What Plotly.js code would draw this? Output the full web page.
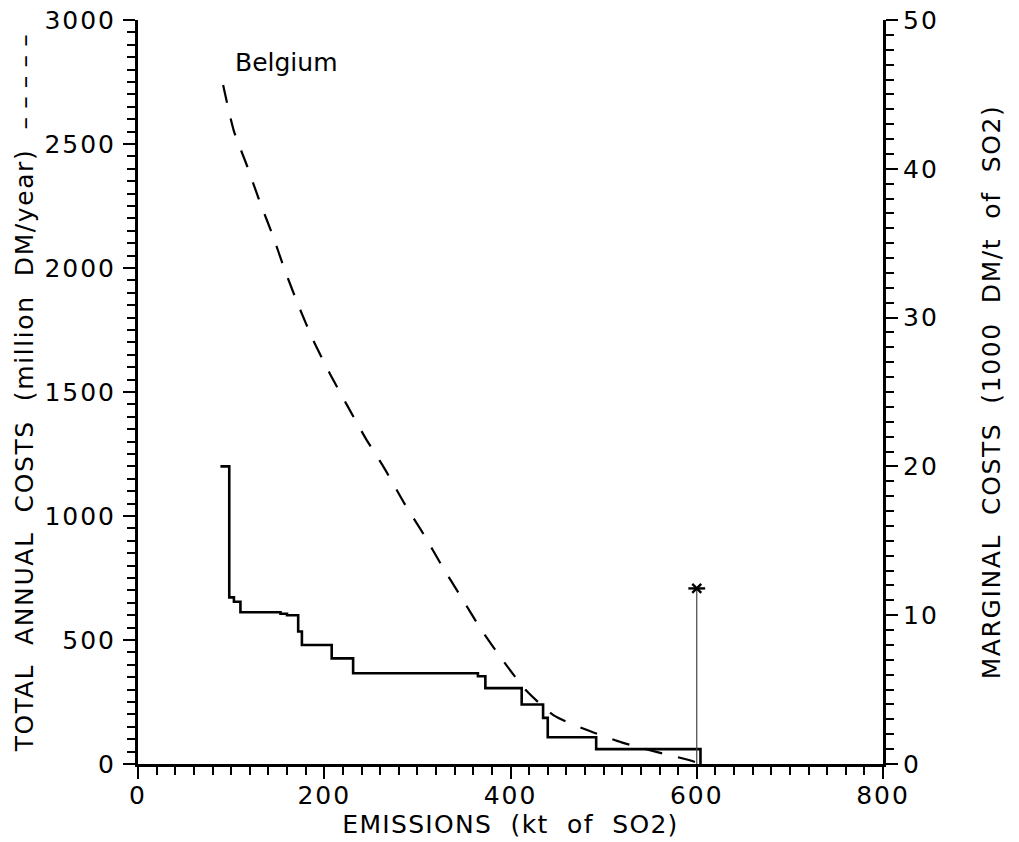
<!DOCTYPE html>
<html>
<head>
<meta charset="utf-8">
<script src="https://cdn.plot.ly/plotly-3.0.1.min.js"></script>
<style>
  html, body { margin: 0; padding: 0; background: #ffffff; }
  #chart { width: 1019px; height: 842px; }
  /* wider lettering, closer to a plotter font */
  #chart .g-xtitle text { letter-spacing: 1.3px; }
  #chart .g-ytitle text, #chart .g-y2title text { letter-spacing: 1.6px; }
  #chart .xtick text, #chart .ytick text, #chart .y2tick text { letter-spacing: 2px; }
</style>
</head>
<body>
<div id="chart"></div>
<script>
// Belgium: SO2 abatement costs against remaining emissions

// Total annual costs curve (million DM/year), left axis
const totalEmissions = [91.4, 102.9, 117.1, 130.6, 144.8, 157.9, 172.4, 188.5, 206.2, 224.9,
                        244.5, 265.1, 285.8, 306.9, 326.5, 346.7, 368.2, 391.4, 416.4, 446.9,
                        480.8, 519.3, 557.6, 594.3, 602];
const totalCosts = [2738, 2553, 2412, 2269, 2130, 1989, 1848, 1706, 1573, 1444,
                    1313, 1189, 1052, 925, 798, 675, 544, 420, 298, 195,
                    139, 87, 48, 13, 3];

// Marginal cost steps (1000 DM/t of SO2), right axis: each level holds from its start emission
const stepEmissions = [88.5, 98, 103, 110, 153, 160, 172, 176, 208, 231, 365, 373, 412, 435, 440, 492, 604];
const marginalCosts = [20.0, 11.2, 10.9, 10.2, 10.1, 10.0, 8.9, 8.0, 7.1, 6.1, 5.9, 5.1, 4.0, 3.1, 1.8, 1.0, 0];

// Current emission level marker
const currentEmission = [600, 600];
const currentMarker = [0, 11.8];

// Word gaps in the axis titles
const GAP = ' \u00a0';
const countryLabel = 'Belgium';
const xTitle = ['EMISSIONS', '(kt', 'of', 'SO2)'].join(GAP);
const yTitle = ['TOTAL', 'ANNUAL', 'COSTS', '(million', 'DM/year)'].join(GAP) +
               GAP + '\u2013\u2009\u2013\u2009\u2013\u2009\u2013\u2009\u2013';
const y2Title = ['MARGINAL', 'COSTS', '(1000', 'DM/t', 'of', 'SO2)'].join(GAP);

const FONT = 'DejaVu Sans, Liberation Sans, sans-serif';

const traces = [
  {
    x: totalEmissions, y: totalCosts, yaxis: 'y', type: 'scatter', mode: 'lines',
    line: { color: '#000', width: 2.2, dash: '18px,16px', shape: 'spline', smoothing: 0.6 },
    hoverinfo: 'skip'
  },
  {
    x: stepEmissions, y: marginalCosts, yaxis: 'y2', type: 'scatter', mode: 'lines',
    line: { color: '#000', width: 2.6, shape: 'hv' },
    hoverinfo: 'skip'
  },
  {
    x: currentEmission, y: currentMarker, yaxis: 'y2', type: 'scatter', mode: 'lines',
    line: { color: '#444', width: 1.2 },
    hoverinfo: 'skip'
  },
  {
    x: [currentEmission[1]], y: [currentMarker[1]], yaxis: 'y2', type: 'scatter', mode: 'markers',
    marker: { symbol: 'x-thin-open', size: 9, color: '#000', line: { color: '#000', width: 2.4 } },
    hoverinfo: 'skip'
  },
  {
    x: [currentEmission[1]], y: [currentMarker[1]], yaxis: 'y2', type: 'scatter', mode: 'markers',
    marker: { symbol: 'line-ew-open', size: 12, color: '#000', line: { color: '#000', width: 2.4 } },
    hoverinfo: 'skip'
  }
];

const axisCommon = {
  showgrid: false, zeroline: false, showline: true, linecolor: '#000', linewidth: 3,
  ticks: 'outside', ticklen: 12, tickwidth: 2, tickcolor: '#000',
  tickfont: { family: FONT, size: 25, color: '#000' },
  fixedrange: true
};

const layout = {
  width: 1019, height: 842,
  margin: { l: 138, r: 136, t: 20, b: 78 },
  paper_bgcolor: '#fff', plot_bgcolor: '#fff',
  showlegend: false,
  font: { family: FONT, color: '#000' },
  xaxis: Object.assign({}, axisCommon, {
    range: [0, 800], dtick: 200, tick0: 0,
    ticklabelstandoff: -5,
    minor: { dtick: 20, ticklen: 8, tickwidth: 2, tickcolor: '#000', ticks: 'outside' },
    title: { text: xTitle, font: { family: FONT, size: 25, color: '#000' }, standoff: 0 }
  }),
  yaxis: Object.assign({}, axisCommon, {
    range: [0, 3000], dtick: 500, tick0: 0,
    ticklabelstandoff: 2,
    minor: { dtick: 50, ticklen: 8, tickwidth: 2, tickcolor: '#000', ticks: 'outside' },
    title: { text: yTitle, font: { family: FONT, size: 25, color: '#000' }, standoff: 12 }
  }),
  yaxis2: Object.assign({}, axisCommon, {
    overlaying: 'y', side: 'right', anchor: 'x',
    range: [0, 50], dtick: 10, tick0: 0,
    minor: { dtick: 1, ticklen: 8, tickwidth: 2, tickcolor: '#000', ticks: 'outside' },
    title: { text: y2Title, font: { family: FONT, size: 25, color: '#000' }, standoff: 49 }
  }),
  annotations: [
    {
      x: 102, y: 2830, xref: 'x', yref: 'y', text: countryLabel, showarrow: false,
      xanchor: 'left', yanchor: 'middle', font: { family: FONT, size: 25, color: '#000' }
    }
  ]
};

Plotly.newPlot('chart', traces, layout, { staticPlot: true, displayModeBar: false });
</script>
</body>
</html>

* Description of the task
Return the full material word for word. Do not include the pictures.

* Solution for this task
What Plotly.js code would draw this? Output the full web page.
<!DOCTYPE html>
<html>
<head>
<meta charset="utf-8">
<script src="https://cdn.plot.ly/plotly-3.0.1.min.js"></script>
<style>
  html, body { margin: 0; padding: 0; background: #ffffff; }
  #chart { width: 1019px; height: 842px; }
  /* wider lettering, closer to a plotter font */
  #chart .g-xtitle text { letter-spacing: 1.3px; }
  #chart .g-ytitle text, #chart .g-y2title text { letter-spacing: 1.6px; }
  #chart .xtick text, #chart .ytick text, #chart .y2tick text { letter-spacing: 2px; }
</style>
</head>
<body>
<div id="chart"></div>
<script>
// Belgium: SO2 abatement costs against remaining emissions

// Total annual costs curve (million DM/year), left axis
const totalEmissions = [91.4, 102.9, 117.1, 130.6, 144.8, 157.9, 172.4, 188.5, 206.2, 224.9,
                        244.5, 265.1, 285.8, 306.9, 326.5, 346.7, 368.2, 391.4, 416.4, 446.9,
                        480.8, 519.3, 557.6, 594.3, 602];
const totalCosts = [2738, 2553, 2412, 2269, 2130, 1989, 1848, 1706, 1573, 1444,
                    1313, 1189, 1052, 925, 798, 675, 544, 420, 298, 195,
                    139, 87, 48, 13, 3];

// Marginal cost steps (1000 DM/t of SO2), right axis: each level holds from its start emission
const stepEmissions = [88.5, 98, 103, 110, 153, 160, 172, 176, 208, 231, 365, 373, 412, 435, 440, 492, 604];
const marginalCosts = [20.0, 11.2, 10.9, 10.2, 10.1, 10.0, 8.9, 8.0, 7.1, 6.1, 5.9, 5.1, 4.0, 3.1, 1.8, 1.0, 0];

// Current emission level marker
const currentEmission = [600, 600];
const currentMarker = [0, 11.8];

// Word gaps in the axis titles
const GAP = ' \u00a0';
const countryLabel = 'Belgium';
const xTitle = ['EMISSIONS', '(kt', 'of', 'SO2)'].join(GAP);
const yTitle = ['TOTAL', 'ANNUAL', 'COSTS', '(million', 'DM/year)'].join(GAP) +
               GAP + '\u2013\u2009\u2013\u2009\u2013\u2009\u2013\u2009\u2013';
const y2Title = ['MARGINAL', 'COSTS', '(1000', 'DM/t', 'of', 'SO2)'].join(GAP);

const FONT = 'DejaVu Sans, Liberation Sans, sans-serif';

const traces = [
  {
    x: totalEmissions, y: totalCosts, yaxis: 'y', type: 'scatter', mode: 'lines',
    line: { color: '#000', width: 2.2, dash: '18px,16px', shape: 'spline', smoothing: 0.6 },
    hoverinfo: 'skip'
  },
  {
    x: stepEmissions, y: marginalCosts, yaxis: 'y2', type: 'scatter', mode: 'lines',
    line: { color: '#000', width: 2.6, shape: 'hv' },
    hoverinfo: 'skip'
  },
  {
    x: currentEmission, y: currentMarker, yaxis: 'y2', type: 'scatter', mode: 'lines',
    line: { color: '#444', width: 1.2 },
    hoverinfo: 'skip'
  },
  {
    x: [currentEmission[1]], y: [currentMarker[1]], yaxis: 'y2', type: 'scatter', mode: 'markers',
    marker: { symbol: 'x-thin-open', size: 9, color: '#000', line: { color: '#000', width: 2.4 } },
    hoverinfo: 'skip'
  },
  {
    x: [currentEmission[1]], y: [currentMarker[1]], yaxis: 'y2', type: 'scatter', mode: 'markers',
    marker: { symbol: 'line-ew-open', size: 12, color: '#000', line: { color: '#000', width: 2.4 } },
    hoverinfo: 'skip'
  }
];

const axisCommon = {
  showgrid: false, zeroline: false, showline: true, linecolor: '#000', linewidth: 3,
  ticks: 'outside', ticklen: 12, tickwidth: 2, tickcolor: '#000',
  tickfont: { family: FONT, size: 25, color: '#000' },
  fixedrange: true
};

const layout = {
  width: 1019, height: 842,
  margin: { l: 138, r: 136, t: 20, b: 78 },
  paper_bgcolor: '#fff', plot_bgcolor: '#fff',
  showlegend: false,
  font: { family: FONT, color: '#000' },
  xaxis: Object.assign({}, axisCommon, {
    range: [0, 800], dtick: 200, tick0: 0,
    ticklabelstandoff: -5,
    minor: { dtick: 20, ticklen: 8, tickwidth: 2, tickcolor: '#000', ticks: 'outside' },
    title: { text: xTitle, font: { family: FONT, size: 25, color: '#000' }, standoff: 0 }
  }),
  yaxis: Object.assign({}, axisCommon, {
    range: [0, 3000], dtick: 500, tick0: 0,
    ticklabelstandoff: 2,
    minor: { dtick: 50, ticklen: 8, tickwidth: 2, tickcolor: '#000', ticks: 'outside' },
    title: { text: yTitle, font: { family: FONT, size: 25, color: '#000' }, standoff: 12 }
  }),
  yaxis2: Object.assign({}, axisCommon, {
    overlaying: 'y', side: 'right', anchor: 'x',
    range: [0, 50], dtick: 10, tick0: 0,
    minor: { dtick: 1, ticklen: 8, tickwidth: 2, tickcolor: '#000', ticks: 'outside' },
    title: { text: y2Title, font: { family: FONT, size: 25, color: '#000' }, standoff: 49 }
  }),
  annotations: [
    {
      x: 102, y: 2830, xref: 'x', yref: 'y', text: countryLabel, showarrow: false,
      xanchor: 'left', yanchor: 'middle', font: { family: FONT, size: 25, color: '#000' }
    }
  ]
};

Plotly.newPlot('chart', traces, layout, { staticPlot: true, displayModeBar: false });
</script>
</body>
</html>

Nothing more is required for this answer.